Work out how many lines of the listing hold the string "matplotlib". Answer with that number alone.

Material provided:
..............................

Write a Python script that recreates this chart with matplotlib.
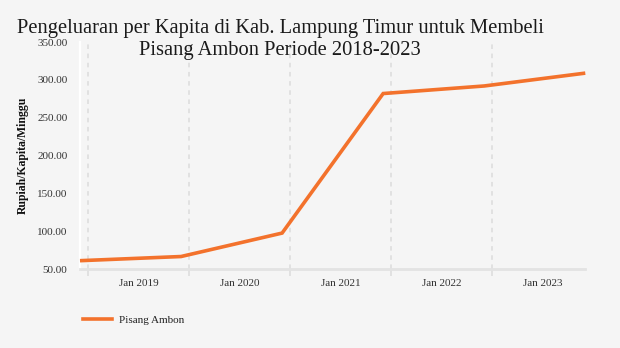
import numpy as np
import matplotlib
matplotlib.use("Agg")
import matplotlib.pyplot as plt
from matplotlib.lines import Line2D

# data (Rupiah/Kapita/Minggu)
years = [2018, 2019, 2020, 2021, 2022, 2023]
values = [61.0, 66.5, 97.5, 282.0, 292.0, 309.0]
tick_labels = ["Jan 2019", "Jan 2020", "Jan 2021", "Jan 2022", "Jan 2023"]
y_ticks = [50, 100, 150, 200, 250, 300, 350]
series_name = "Pisang Ambon"

BG = "#f5f5f5"
ORANGE = "#f3722c"
SERIF = ["Liberation Serif", "DejaVu Serif"]


def main():
    fig = plt.figure(figsize=(6.2, 3.48), dpi=100, facecolor=BG)
    ax = fig.add_axes([0.129, 0.227, 0.815, 0.652], facecolor=BG)

    x = np.array(years, dtype=float)
    ax.plot(x, values, color=ORANGE, lw=2.6, solid_capstyle="butt",
            solid_joinstyle="miter", zorder=3, clip_on=False)

    ax.set_xlim(x[0], x[-1])
    ax.set_ylim(50, 350)

    # year boundaries drawn as dashed grid, labels sit between them
    grid_x = x[:-1] + 0.08
    for gx in grid_x:
        ax.axvline(gx, color="#dcdcdc", lw=1.1, ls=(0, (3, 3)), zorder=1)
    ax.set_xticks(grid_x, minor=True)
    ax.tick_params(axis="x", which="minor", length=5, width=1.1,
                   color="#dcdcdc", direction="out")
    ax.set_xticks(x[:-1] + 0.58)
    ax.set_xticklabels(tick_labels, fontfamily=SERIF, fontsize=8,
                       color="#333333")
    ax.tick_params(axis="x", which="major", length=0, pad=7)

    ax.set_yticks(y_ticks)
    ax.set_yticklabels(["%.2f" % v for v in y_ticks], fontfamily=SERIF,
                       fontsize=8, color="#333333")
    ax.tick_params(axis="y", length=0, pad=9)

    for side in ["top", "right"]:
        ax.spines[side].set_visible(False)
    ax.spines["bottom"].set_color("#e3e3e3")
    ax.spines["bottom"].set_linewidth(2)
    ax.spines["left"].set_color("white")
    ax.spines["left"].set_linewidth(1.6)

    ax.set_ylabel("Rupiah/Kapita/Minggu", fontfamily=SERIF, fontsize=8.5,
                  fontweight="bold", color="#111111", labelpad=6)

    fig.text(0.452, 0.887, "Pengeluaran per Kapita di Kab. Lampung Timur untuk Membeli\n"
             "Pisang Ambon Periode 2018-2023", ha="center", va="center",
             fontfamily=SERIF, fontsize=14.8, color="#1a1a1a",
             linespacing=1.25)

    handle = Line2D([], [], color=ORANGE, lw=2.6)
    leg = fig.legend([handle], [series_name], loc="center left",
                     bbox_to_anchor=(0.118, 0.08), frameon=False,
                     handlelength=2.6, handletextpad=0.6,
                     prop={"family": SERIF, "size": 8})
    for t in leg.get_texts():
        t.set_color("#222222")

    fig.savefig("out.png", dpi=100, facecolor=BG)


if __name__ == "__main__":
    main()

..............................

The output: 5